'Makul şüphe' meselesi (2)

Kirvem,
Yetmiş yedi milyonu sollayan nüfusumuzla övünüp, aynı zamanda da daha düne kadar başımızın başıyken, şimdilerde de cumhurumuzun başının verdiği ferman muci-bince, yani en az “üç çocuk”lu “nüfus planlaması”yla, yakında inşallah yüz milyonu da devireceğimiz bu diyarlarda, birer “yurttaş” olarak bir elimiz yağda, diğeri balda, ohh, keka makamlarında “paşa”lar, “bey”ler, “hatun”lar misali günümüzü gün edip yaşıyoruz çok şükür!
Anayasamızımızın bizlere sunduğu “sosyal adalet” şemsiyesi altında refah ve huzur içinde, kimsenin kimsenin tavuğuna kış demediği, kimsenin kimsenin alın terini, emeğini sömürmediği bu güzelim ülkemizde gül gibi geçinip giderken, diğer taraftan bununla sanki yetinmeyip; sabah-akşam, gece-gündüz dur durak demeden illa da hep beraber ayrıca bir de “kardeş” olduğumuzu papağanlar misali neden tekrarlama ihtiyacını duyuyoruz acaba?

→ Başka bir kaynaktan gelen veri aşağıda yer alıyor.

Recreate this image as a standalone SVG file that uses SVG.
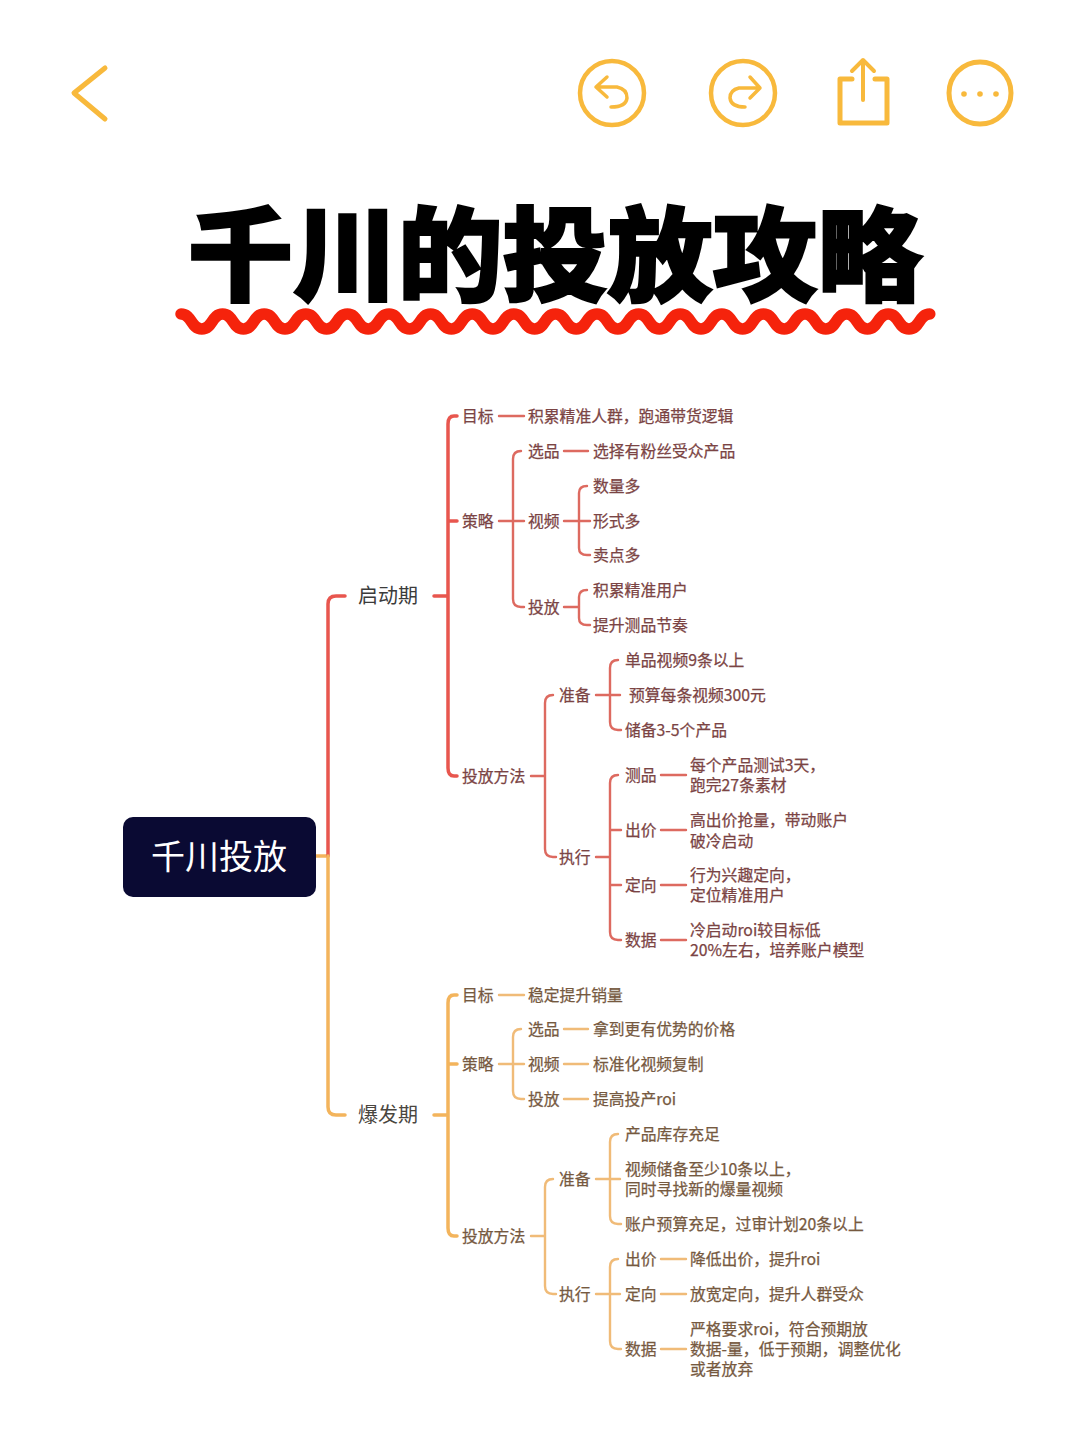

Bu işte bir terslik yok mu?
Var!
Zaten çuvala sığmayan mızrak misali sırıtıp duran bu tersoluk yüzünden ha babam de babam “kardeşlik masalı”nı tekrarlarken, aslında bu sözde kardeşlik “tutkal”ının yapay, gereksiz ve saçma olduğunun hem farkındayız, hem de bu konuda her birimizin doğru veya yanlış kendimize göre “makul sebep”leri var, üstelik amiyane deyimiyle bu sebepler de gırla!
Mesela kağıt üzerinde cafcaflı, süslü maddelerine rağmen, gerçek yaşantımızda bunu adilce karşılamadığı gibi, tam aksine kimi vatandaşlarımızı direkt ya da dolaylı yollarla “resmen” dışlayan bir “anayasa”nın hüküm sürdüğü bir ülkede zırt-pırt “kardeş”likten dem vurmak, olsa olsa boşuna telaş, dikine tıraşın belki de ta kendisi midir ne!
Nitekim, ezelden beri duvarlarında “Adalet mülkün temelidir” diye yazılan bu “adalet sarayları”nda daha düne kadar “makul şüphe” adı altında ne idiğü belli olmayan, affedersiniz “don lastiği” gibi hangi tarafa çeksen o yöne doğru uzayıp kaykılacak bir kavram doğrultusunda güya adalet dağıtıldıktan sonra, bunun doğru olmadığını, uygulamalarda kimi zorluklar çıktığını beyan edip, bunun yerine “somut delile dayalı kuvvetli şüphe” kavramını devreye sokup, ardından da “adalet terazisi”ni bu yolla “idare” ederken, neden sonra bu kez de sil baştan gerisin geri bir tornistanla, tam anlamıyla kocaman bir “U” dönüşüyle tekrar “makul şüphe” hikayesine dönüldüğüne bakılırsa; anlaşılan o ki, “yazboz tahtası”nı andıran bu bizim adalet sistemimizle adalet dağıtmak sadece yüce Tanrı’nın “ilahi adalet”ine kalmış…
Adaletin önemini, mülkün, yani devletin temel taşı niteliğinde değerlendiren bir memlekette adalet kavramı “olmadı pilav, çevir lapaya” mantığıyla, “acemi aşçı”lar elinde bu denli “oyuncak” olursa, o zaman ört ki ölem monşer!
Aslında herhangi bir konu hakkında başımız sıkıştığında milletçe öncelikle kendi sorunlarımızın çaresini, hani nasıl derler “adam” gibi oturup kendimiz bulmaktansa, bitli başımızı kendimiz kaşımaktansa, her zamanki gibi hemen işin kolayına kaçıp, böylece eloğlunun şu ya da bu baptaki uygulamalarından dem vurup, bir bakıma “onlar”ın gölgesine sığınıp oyalanmak, en hafif deyimiyle zavallılığın ta kendisi midir acaba?
Üstelik, el alemin kendi vatandaşlarına “uluslararası” arenalarda gerek “maddi” gerekse “manevi” anlamda sunduğu sürüsüne bereket bilumum olumlu ve insan onuruna yakışan icraatlarını görmezlikten gelip, bunların yerine sadece işimize gelenleri cımbızlayıp öne çıkarmaya kalkışmak, hele hele bu gibi davranışlarla kendimizi güya aklayıp paklayıp, dahası da sıradan bir “Muz Cumhuriyeti” olmadığımızı kanıtlayabilir miyiz, ehh, doğrusu bu hususta “makul şüphe”lerim var Kirvem!